Set problem:
Filter the data for lines with the word "standalone", then copy every line so identified.

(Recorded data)
════════════════════

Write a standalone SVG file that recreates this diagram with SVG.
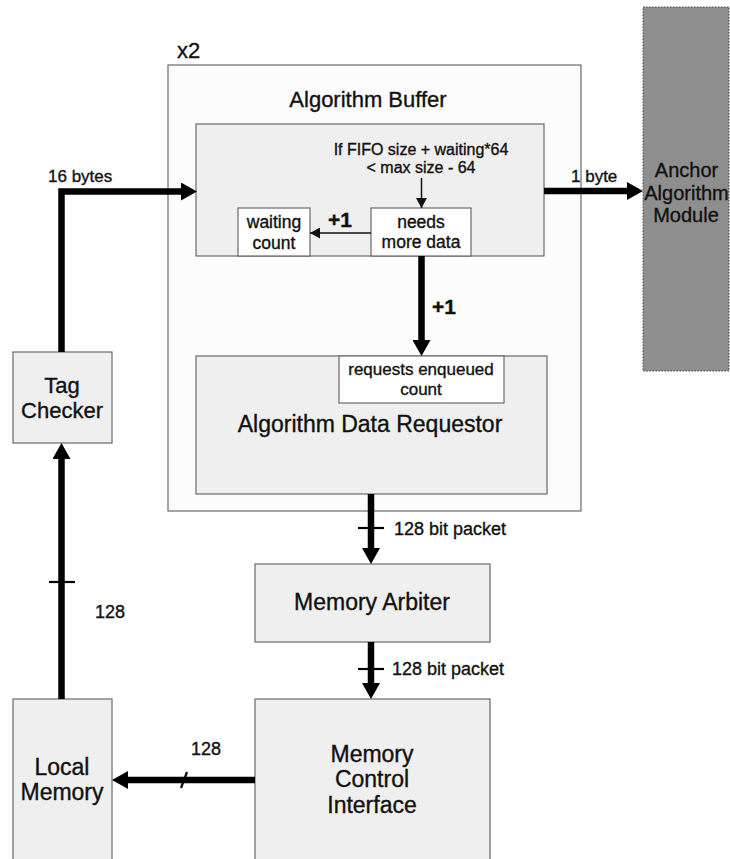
<svg xmlns="http://www.w3.org/2000/svg" width="730" height="859" viewBox="0 0 730 859">
<defs>
<style>
text{font-family:"Liberation Sans",Arial,sans-serif;fill:#111;stroke:#111;stroke-width:0.35;}
.c{text-anchor:middle;}
.box{fill:#efefef;stroke:#6a6a6a;stroke-width:1.2;}
.wbox{fill:#ffffff;stroke:#6a6a6a;stroke-width:1.2;}
.thick{fill:none;stroke:#000;stroke-width:6.5;stroke-linejoin:miter;}
.thin{fill:none;stroke:#111;stroke-width:1.5;}
.tick{fill:none;stroke:#000;stroke-width:2.2;}
.b{font-weight:bold;}
</style>
<marker id="ah" viewBox="0 0 16 18" refX="4" refY="9" markerWidth="16" markerHeight="18" markerUnits="userSpaceOnUse" orient="auto">
<path d="M0,0 L16,9 L0,18 z" fill="#000"/>
</marker>
<marker id="as" viewBox="0 0 10 11" refX="10" refY="5.5" markerWidth="10" markerHeight="11" markerUnits="userSpaceOnUse" orient="auto">
<path d="M0,0 L10,5.5 L0,11 z" fill="#111"/>
</marker>
</defs>
<rect width="730" height="859" fill="#ffffff"/>

<g id="outer">
<rect x="168" y="65" width="413" height="446" fill="#fcfcfc" stroke="#6a6a6a" stroke-width="1.2"/>
<text x="177" y="58" font-size="22">x2</text>
<text class="c" x="368" y="107" font-size="22">Algorithm Buffer</text>
</g>

<g id="algorithm-buffer">
<rect class="box" x="196" y="124" width="348" height="132"/>
<text class="c" x="421" y="155" font-size="16">If FIFO size + waiting*64</text>
<text class="c" x="421" y="173" font-size="16">&lt; max size - 64</text>
</g>

<g id="waiting-count">
<rect class="wbox" x="238" y="208" width="72" height="48"/>
<text class="c" x="274" y="228" font-size="17.5">waiting</text>
<text class="c" x="274" y="249" font-size="17.5">count</text>
</g>

<g id="needs-more-data">
<rect class="wbox" x="371" y="208" width="100" height="48"/>
<text class="c" x="421" y="228" font-size="17.5">needs</text>
<text class="c" x="421" y="248" font-size="17.5">more data</text>
</g>

<g id="requestor">
<rect class="box" x="196" y="356" width="351" height="138"/>
<text class="c" x="370" y="432" font-size="23">Algorithm Data Requestor</text>
</g>

<g id="requests-count">
<rect class="wbox" x="339" y="356" width="165" height="47"/>
<text class="c" x="421" y="375" font-size="17">requests enqueued</text>
<text class="c" x="421" y="395" font-size="17">count</text>
</g>

<g id="tag-checker">
<rect class="box" x="13" y="352" width="99" height="91"/>
<text class="c" x="62" y="393" font-size="22">Tag</text>
<text class="c" x="62" y="418" font-size="22">Checker</text>
</g>

<g id="anchor">
<rect x="643" y="7" width="86" height="364" fill="#8e8e8e" stroke="#444" stroke-width="1" stroke-dasharray="1.5 1.5"/>
<text class="c" x="686.5" y="177" font-size="20">Anchor</text>
<text class="c" x="686.5" y="200" font-size="20">Algorithm</text>
<text class="c" x="686" y="222" font-size="20">Module</text>
</g>

<g id="memory-arbiter">
<rect class="box" x="255" y="564" width="235" height="78"/>
<text class="c" x="372" y="610" font-size="23">Memory Arbiter</text>
</g>

<g id="memory-control-interface">
<rect class="box" x="255" y="699" width="235" height="175"/>
<text class="c" x="372" y="762" font-size="23">Memory</text>
<text class="c" x="372" y="787" font-size="23">Control</text>
<text class="c" x="372" y="813" font-size="23">Interface</text>
</g>

<g id="local-memory">
<rect class="box" x="13" y="699" width="99" height="175"/>
<text class="c" x="62" y="775" font-size="23">Local</text>
<text class="c" x="62" y="800" font-size="23">Memory</text>
</g>

<g id="connectors">
<path class="thick" d="M61.5,352 V191.5 H185" marker-end="url(#ah)"/>
<text x="48" y="182" font-size="17">16 bytes</text>
<path class="thick" d="M544,191 H631" marker-end="url(#ah)"/>
<text x="571" y="182" font-size="17">1 byte</text>
<path class="thin" d="M421.5,178 V208" marker-end="url(#as)"/>
<path class="thin" d="M371,233 H310" marker-end="url(#as)"/>
<text class="b" x="328" y="227" font-size="21">+1</text>
<path class="thick" d="M421.5,256 V344" marker-end="url(#ah)"/>
<text class="b" x="432" y="314" font-size="21">+1</text>
<path class="thick" d="M371,494 V552" marker-end="url(#ah)"/>
<path class="tick" d="M358,528 H384"/>
<text x="394" y="535" font-size="18">128 bit packet</text>
<path class="thick" d="M371,642 V687" marker-end="url(#ah)"/>
<path class="tick" d="M358,669 H384"/>
<text x="392" y="675" font-size="18">128 bit packet</text>
<path class="thick" d="M255,780 H124" marker-end="url(#ah)"/>
<path class="tick" d="M181,788 L187,772"/>
<text x="191" y="755" font-size="18">128</text>
<path class="thick" d="M61.5,699 V455" marker-end="url(#ah)"/>
<path class="tick" d="M49,582 H75"/>
<text x="95" y="618" font-size="18">128</text>
</g>
</svg>
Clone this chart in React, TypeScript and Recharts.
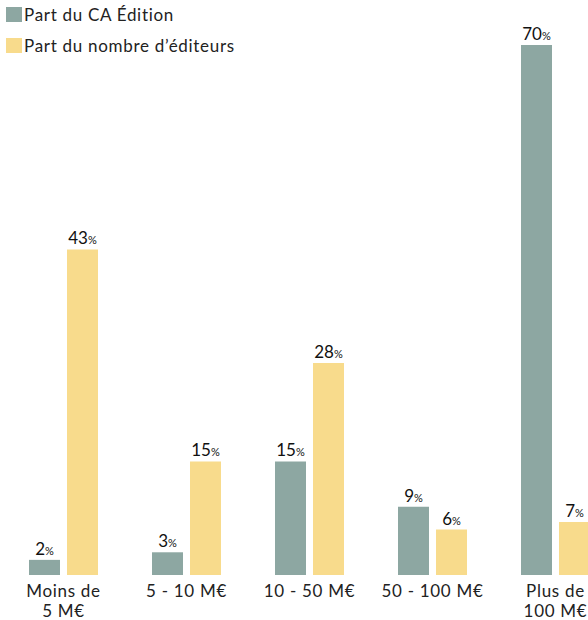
import React from "react";
import { BarChart, Bar, XAxis, YAxis, LabelList, Legend } from "recharts";

const categories = ["Moins de 5 M€", "5 - 10 M€", "10 - 50 M€", "50 - 100 M€", "Plus de 100 M€"];
const caShare = [2, 3, 15, 9, 70];
const publisherShare = [43, 15, 28, 6, 7];

const GREY = "#8da7a2";
const YELLOW = "#f8db8c";
const FONT = "Lato, 'Open Sans', sans-serif";

const data = categories.map((name, i) => ({
  name,
  ca: caShare[i],
  editeurs: publisherShare[i],
}));

const tickLines: Record<string, string[]> = {
  "Moins de 5 M€": ["Moins de", "5 M€"],
  "Plus de 100 M€": ["Plus de", "100 M€"],
};

function CategoryTick(props: any) {
  const { x, y, payload } = props;
  const lines = tickLines[payload.value] || [payload.value];
  return (
    <text x={x} y={y} textAnchor="middle" fill="#222" fontSize={17} letterSpacing={0.7} fontFamily={FONT}>
      {lines.map((l, i) => (
        <tspan key={i} x={x} dy={i === 0 ? 14 : 20}>
          {l}
        </tspan>
      ))}
    </text>
  );
}

function PercentLabel(props: any) {
  const { x, y, width, value } = props;
  return (
    <text x={x + width / 2} y={y - 5} textAnchor="middle" fill="#111" fontFamily={FONT}>
      <tspan fontSize={17}>{value}</tspan>
      <tspan fontSize={11}>%</tspan>
    </text>
  );
}

function LegendBox() {
  const items = [
    { label: "Part du CA Édition", color: GREY },
    { label: "Part du nombre d’éditeurs", color: YELLOW },
  ];
  return (
    <div style={{ fontFamily: FONT, fontSize: 17, letterSpacing: 0.7, color: "#222" }}>
      {items.map((it) => (
        <div key={it.label} style={{ display: "flex", alignItems: "center", height: 31, whiteSpace: "nowrap" }}>
          <span style={{ width: 16, height: 15, background: it.color, marginRight: 2, display: "inline-block" }} />
          {it.label}
        </div>
      ))}
    </div>
  );
}

export default function App() {
  return (
    <div style={{ position: "absolute", left: 0, top: 0, width: 588, height: 620, overflow: "hidden", background: "#fff" }}>
      <BarChart
        width={620}
        height={620}
        data={data}
        margin={{ top: 45, right: 3, bottom: 0, left: 2 }}
        barSize={31}
        barGap={7}
      >
        <XAxis dataKey="name" axisLine={false} tickLine={false} height={45} interval={0} tick={<CategoryTick />} />
        <YAxis hide domain={[0, 70]} />
        <Legend
          layout="vertical"
          align="center"
          verticalAlign="middle"
          wrapperStyle={{ top: -1, left: 6, width: "auto" }}
          content={() => <LegendBox />}
        />
        <Bar dataKey="ca" fill={GREY} isAnimationActive={false}>
          <LabelList dataKey="ca" content={<PercentLabel />} />
        </Bar>
        <Bar dataKey="editeurs" fill={YELLOW} isAnimationActive={false}>
          <LabelList dataKey="editeurs" content={<PercentLabel />} />
        </Bar>
      </BarChart>
    </div>
  );
}
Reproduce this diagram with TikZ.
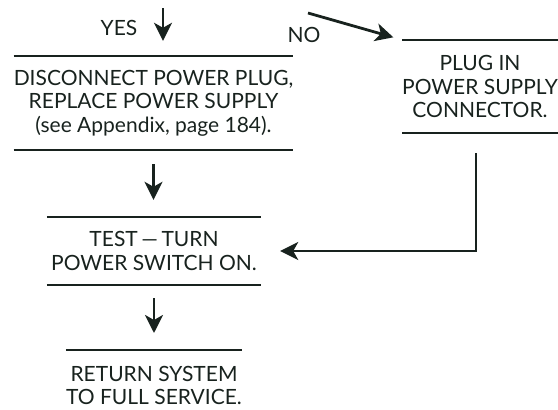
\documentclass[tikz,border=0pt]{standalone}
\usepackage{fontspec}
\setmainfont{Lato}
\usetikzlibrary{arrows.meta,calc}
\definecolor{ink}{RGB}{24,34,30}

\begin{document}
\begin{tikzpicture}[x=1pt,y=-1pt,
  every node/.style={font=\fontsize{21}{23.5}\selectfont,text=ink,inner sep=0pt,align=center},
  rule/.style={draw=ink,line width=1.5pt},
  ruled/.style={append after command={(\tikzlastnode.north west) edge[rule] (\tikzlastnode.north east)
      (\tikzlastnode.south west) edge[rule] (\tikzlastnode.south east)}},
  topruled/.style={append after command={(\tikzlastnode.north west) edge[rule] (\tikzlastnode.north east)}},
  flow/.style={draw=ink,line width=2.8pt,-{Stealth[length=18pt,width=18pt,inset=5pt]}}]
\useasboundingbox (0,0) rectangle (558,410);

\node (yes) at (119,28) {YES};
\node (no) at (304,35) {NO};

\node[ruled,minimum width=277pt,minimum height=94pt] (replace) at (153.5,103)
  {DISCONNECT POWER PLUG,\\REPLACE POWER SUPPLY\\(see Appendix, page 184).};
\node[ruled,minimum width=150pt,minimum height=93pt] (plug) at (480,86.5)
  {PLUG IN\\POWER SUPPLY\\CONNECTOR.};
\node[ruled,minimum width=214pt,minimum height=68pt] (test) at (154,251)
  {TEST\,---\,TURN\\POWER SWITCH ON.};
\node[topruled,minimum width=172pt,minimum height=71pt,anchor=north] (return) at (154,350)
  {RETURN SYSTEM\\TO FULL SERVICE.};

\coordinate (yestail) at (163,8);
\draw[flow,shorten >=15pt] (yestail) -- (yestail |- replace.north);
\coordinate (notail) at (308,13);
\draw[flow,shorten >=9pt] (notail) -- (plug.north west);

\draw[flow,shorten <=14pt,shorten >=17pt] (replace.south) -- (replace.south |- test.north);
\draw[flow,shorten <=13pt,shorten >=17pt] (test.south) -- (return.north);
\draw[flow,shorten >=19pt] ([xshift=-4pt,yshift=-20pt]plug.south) |- (test.east);

\end{tikzpicture}
\end{document}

════════════════════

Full response:
Write a standalone SVG file that recreates this diagram with SVG.
\documentclass[tikz,border=0pt]{standalone}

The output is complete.